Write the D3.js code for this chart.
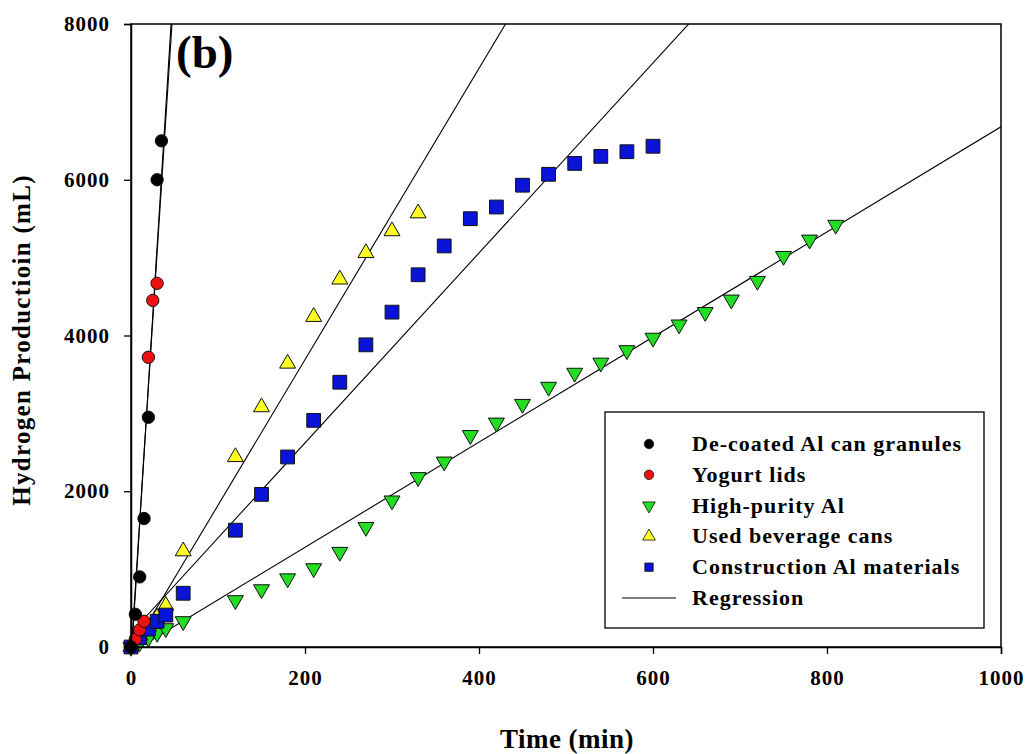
<!DOCTYPE html>
<html>
<head>
<meta charset="utf-8">
<script src="https://cdn.jsdelivr.net/npm/d3@7"></script>
<style>
  body { margin: 0; background: #fff; }
  text { font-family: "Liberation Serif", "Times New Roman", serif; font-weight: bold; }
</style>
</head>
<body>
<script>
// time (min) / hydrogen (mL)
var decoated = [[0,0],[5,420],[10,900],[15,1650],[20,2950],[30,6000],[35,6500]];
var yogurt   = [[0,0],[5,100],[10,220],[15,330],[20,3720],[25,4450],[30,4670]];
var highPurity = [[0,0],[10,60],[20,120],[30,180],[40,240],[60,330],[120,600],[150,740],[180,880],
  [210,1010],[240,1220],[270,1540],[300,1880],[330,2180],[360,2380],[390,2720],[420,2880],
  [450,3120],[480,3340],[510,3520],[540,3650],[570,3810],[600,3970],[630,4140],[660,4300],
  [690,4460],[720,4700],[750,5020],[780,5230],[810,5420]];
var beverage = [[0,0],[10,150],[20,260],[30,380],[40,530],[60,1230],[120,2440],[150,3080],
  [180,3640],[210,4240],[240,4720],[270,5060],[300,5340],[330,5570]];
var construction = [[0,0],[10,120],[20,230],[30,330],[40,410],[60,690],[120,1500],[150,1960],
  [180,2440],[210,2910],[240,3400],[270,3880],[300,4300],[330,4780],[360,5150],[390,5500],
  [420,5650],[450,5930],[480,6070],[510,6210],[540,6300],[570,6360],[600,6430]];

// regression lines: [intercept, slope]
var regressions = [[-200,178],[-100,172],[-70,6.75],[-50,18.7],[180,12.2]];

var legendLabels = ["De-coated Al can granules","Yogurt lids","High-purity Al",
  "Used beverage cans","Construction Al materials","Regression"];
var xTicks = [0,200,400,600,800,1000];
var yTicks = [0,2000,4000,6000,8000];

var W = 1031, H = 754;
var svg = d3.select("body").append("svg").attr("width", W).attr("height", H);

var x = d3.scaleLinear().domain([0,1000]).range([131,1001]);
var y = d3.scaleLinear().domain([0,8000]).range([647,24]);

svg.append("clipPath").attr("id","clip").append("rect")
  .attr("x",131).attr("y",24).attr("width",870).attr("height",623);

// regression lines
var plot = svg.append("g").attr("clip-path","url(#clip)");
regressions.forEach(function(r){
  plot.append("line")
    .attr("x1", x(0)).attr("y1", y(r[0]))
    .attr("x2", x(1000)).attr("y2", y(r[0] + r[1]*1000))
    .attr("stroke","#000").attr("stroke-width",1.1);
});

function drawSeries(data, shape, size, fill, rot) {
  svg.append("g").selectAll("path").data(data).enter().append("path")
    .attr("d", d3.symbol().type(shape).size(size))
    .attr("transform", function(d){ return "translate(" + x(d[0]) + "," + y(d[1]) + ")" + (rot ? " rotate(180)" : ""); })
    .attr("fill", fill).attr("stroke","#111").attr("stroke-width",1);
}
drawSeries(highPurity, d3.symbolTriangle, 110, "#22dd22", true);
drawSeries(beverage, d3.symbolTriangle, 110, "#ffff22", false);
drawSeries(construction, d3.symbolSquare, 190, "#0a14d8", false);
drawSeries(yogurt, d3.symbolCircle, 120, "#ee1111", false);
drawSeries(decoated, d3.symbolCircle, 120, "#000000", false);

// frame
svg.append("rect").attr("x",131).attr("y",24).attr("width",870).attr("height",623)
  .attr("fill","none").attr("stroke","#000").attr("stroke-width",1.5);

var xAxis = svg.append("g").attr("transform","translate(0,647)")
  .call(d3.axisBottom(x).tickValues(xTicks).tickSize(7).tickPadding(16).tickFormat(d3.format("d")));
var yAxis = svg.append("g").attr("transform","translate(131,0)")
  .call(d3.axisLeft(y).tickValues(yTicks).tickSize(7).tickPadding(14).tickFormat(d3.format("d")));
[xAxis, yAxis].forEach(function(a){
  a.select(".domain").attr("stroke-width",1.5);
  a.selectAll(".tick line").attr("stroke-width",1.3);
  a.selectAll("text").attr("fill","#000")
    .style("font-size","21px").style("letter-spacing","1px");
});

svg.append("text").attr("x",567).attr("y",748).attr("text-anchor","middle")
  .attr("font-size",27).style("letter-spacing","0.5px").text("Time (min)");
svg.append("text").attr("transform","translate(30,340) rotate(-90)").attr("text-anchor","middle")
  .attr("font-size",25).style("letter-spacing","1.3px").text("Hydrogen Productioin (mL)");
svg.append("text").attr("x",176).attr("y",68).attr("font-size",47).text("(b)");

// legend
var lg = svg.append("g");
lg.append("rect").attr("x",605).attr("y",412).attr("width",379).attr("height",216)
  .attr("fill","#fff").attr("stroke","#000").attr("stroke-width",1.3);
var legendShapes = [
  {type:d3.symbolCircle, fill:"#000", rot:false},
  {type:d3.symbolCircle, fill:"#ee1111", rot:false},
  {type:d3.symbolTriangle, fill:"#22dd22", rot:true},
  {type:d3.symbolTriangle, fill:"#ffff22", rot:false},
  {type:d3.symbolSquare, fill:"#0a14d8", rot:false},
  null
];
legendLabels.forEach(function(label, i){
  var cy = 444 + i*30.8;
  var s = legendShapes[i];
  if (s) {
    lg.append("path").attr("d", d3.symbol().type(s.type).size(70))
      .attr("transform","translate(649," + cy + ")" + (s.rot ? " rotate(180)" : ""))
      .attr("fill", s.fill).attr("stroke","#111").attr("stroke-width",0.8);
  } else {
    lg.append("line").attr("x1",622).attr("x2",676).attr("y1",cy).attr("y2",cy)
      .attr("stroke","#000").attr("stroke-width",1.2);
  }
  lg.append("text").attr("x",692).attr("y",cy+7).attr("font-size",22)
    .style("letter-spacing","1px").text(label);
});
</script>
</body>
</html>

### What needs to be done
All of the data above should be transcribed verbatim, with pictures omitted.

### Completed exercise
Write the D3.js code for this chart.
<!DOCTYPE html>
<html>
<head>
<meta charset="utf-8">
<script src="https://cdn.jsdelivr.net/npm/d3@7"></script>
<style>
  body { margin: 0; background: #fff; }
  text { font-family: "Liberation Serif", "Times New Roman", serif; font-weight: bold; }
</style>
</head>
<body>
<script>
// time (min) / hydrogen (mL)
var decoated = [[0,0],[5,420],[10,900],[15,1650],[20,2950],[30,6000],[35,6500]];
var yogurt   = [[0,0],[5,100],[10,220],[15,330],[20,3720],[25,4450],[30,4670]];
var highPurity = [[0,0],[10,60],[20,120],[30,180],[40,240],[60,330],[120,600],[150,740],[180,880],
  [210,1010],[240,1220],[270,1540],[300,1880],[330,2180],[360,2380],[390,2720],[420,2880],
  [450,3120],[480,3340],[510,3520],[540,3650],[570,3810],[600,3970],[630,4140],[660,4300],
  [690,4460],[720,4700],[750,5020],[780,5230],[810,5420]];
var beverage = [[0,0],[10,150],[20,260],[30,380],[40,530],[60,1230],[120,2440],[150,3080],
  [180,3640],[210,4240],[240,4720],[270,5060],[300,5340],[330,5570]];
var construction = [[0,0],[10,120],[20,230],[30,330],[40,410],[60,690],[120,1500],[150,1960],
  [180,2440],[210,2910],[240,3400],[270,3880],[300,4300],[330,4780],[360,5150],[390,5500],
  [420,5650],[450,5930],[480,6070],[510,6210],[540,6300],[570,6360],[600,6430]];

// regression lines: [intercept, slope]
var regressions = [[-200,178],[-100,172],[-70,6.75],[-50,18.7],[180,12.2]];

var legendLabels = ["De-coated Al can granules","Yogurt lids","High-purity Al",
  "Used beverage cans","Construction Al materials","Regression"];
var xTicks = [0,200,400,600,800,1000];
var yTicks = [0,2000,4000,6000,8000];

var W = 1031, H = 754;
var svg = d3.select("body").append("svg").attr("width", W).attr("height", H);

var x = d3.scaleLinear().domain([0,1000]).range([131,1001]);
var y = d3.scaleLinear().domain([0,8000]).range([647,24]);

svg.append("clipPath").attr("id","clip").append("rect")
  .attr("x",131).attr("y",24).attr("width",870).attr("height",623);

// regression lines
var plot = svg.append("g").attr("clip-path","url(#clip)");
regressions.forEach(function(r){
  plot.append("line")
    .attr("x1", x(0)).attr("y1", y(r[0]))
    .attr("x2", x(1000)).attr("y2", y(r[0] + r[1]*1000))
    .attr("stroke","#000").attr("stroke-width",1.1);
});

function drawSeries(data, shape, size, fill, rot) {
  svg.append("g").selectAll("path").data(data).enter().append("path")
    .attr("d", d3.symbol().type(shape).size(size))
    .attr("transform", function(d){ return "translate(" + x(d[0]) + "," + y(d[1]) + ")" + (rot ? " rotate(180)" : ""); })
    .attr("fill", fill).attr("stroke","#111").attr("stroke-width",1);
}
drawSeries(highPurity, d3.symbolTriangle, 110, "#22dd22", true);
drawSeries(beverage, d3.symbolTriangle, 110, "#ffff22", false);
drawSeries(construction, d3.symbolSquare, 190, "#0a14d8", false);
drawSeries(yogurt, d3.symbolCircle, 120, "#ee1111", false);
drawSeries(decoated, d3.symbolCircle, 120, "#000000", false);

// frame
svg.append("rect").attr("x",131).attr("y",24).attr("width",870).attr("height",623)
  .attr("fill","none").attr("stroke","#000").attr("stroke-width",1.5);

var xAxis = svg.append("g").attr("transform","translate(0,647)")
  .call(d3.axisBottom(x).tickValues(xTicks).tickSize(7).tickPadding(16).tickFormat(d3.format("d")));
var yAxis = svg.append("g").attr("transform","translate(131,0)")
  .call(d3.axisLeft(y).tickValues(yTicks).tickSize(7).tickPadding(14).tickFormat(d3.format("d")));
[xAxis, yAxis].forEach(function(a){
  a.select(".domain").attr("stroke-width",1.5);
  a.selectAll(".tick line").attr("stroke-width",1.3);
  a.selectAll("text").attr("fill","#000")
    .style("font-size","21px").style("letter-spacing","1px");
});

svg.append("text").attr("x",567).attr("y",748).attr("text-anchor","middle")
  .attr("font-size",27).style("letter-spacing","0.5px").text("Time (min)");
svg.append("text").attr("transform","translate(30,340) rotate(-90)").attr("text-anchor","middle")
  .attr("font-size",25).style("letter-spacing","1.3px").text("Hydrogen Productioin (mL)");
svg.append("text").attr("x",176).attr("y",68).attr("font-size",47).text("(b)");

// legend
var lg = svg.append("g");
lg.append("rect").attr("x",605).attr("y",412).attr("width",379).attr("height",216)
  .attr("fill","#fff").attr("stroke","#000").attr("stroke-width",1.3);
var legendShapes = [
  {type:d3.symbolCircle, fill:"#000", rot:false},
  {type:d3.symbolCircle, fill:"#ee1111", rot:false},
  {type:d3.symbolTriangle, fill:"#22dd22", rot:true},
  {type:d3.symbolTriangle, fill:"#ffff22", rot:false},
  {type:d3.symbolSquare, fill:"#0a14d8", rot:false},
  null
];
legendLabels.forEach(function(label, i){
  var cy = 444 + i*30.8;
  var s = legendShapes[i];
  if (s) {
    lg.append("path").attr("d", d3.symbol().type(s.type).size(70))
      .attr("transform","translate(649," + cy + ")" + (s.rot ? " rotate(180)" : ""))
      .attr("fill", s.fill).attr("stroke","#111").attr("stroke-width",0.8);
  } else {
    lg.append("line").attr("x1",622).attr("x2",676).attr("y1",cy).attr("y2",cy)
      .attr("stroke","#000").attr("stroke-width",1.2);
  }
  lg.append("text").attr("x",692).attr("y",cy+7).attr("font-size",22)
    .style("letter-spacing","1px").text(label);
});
</script>
</body>
</html>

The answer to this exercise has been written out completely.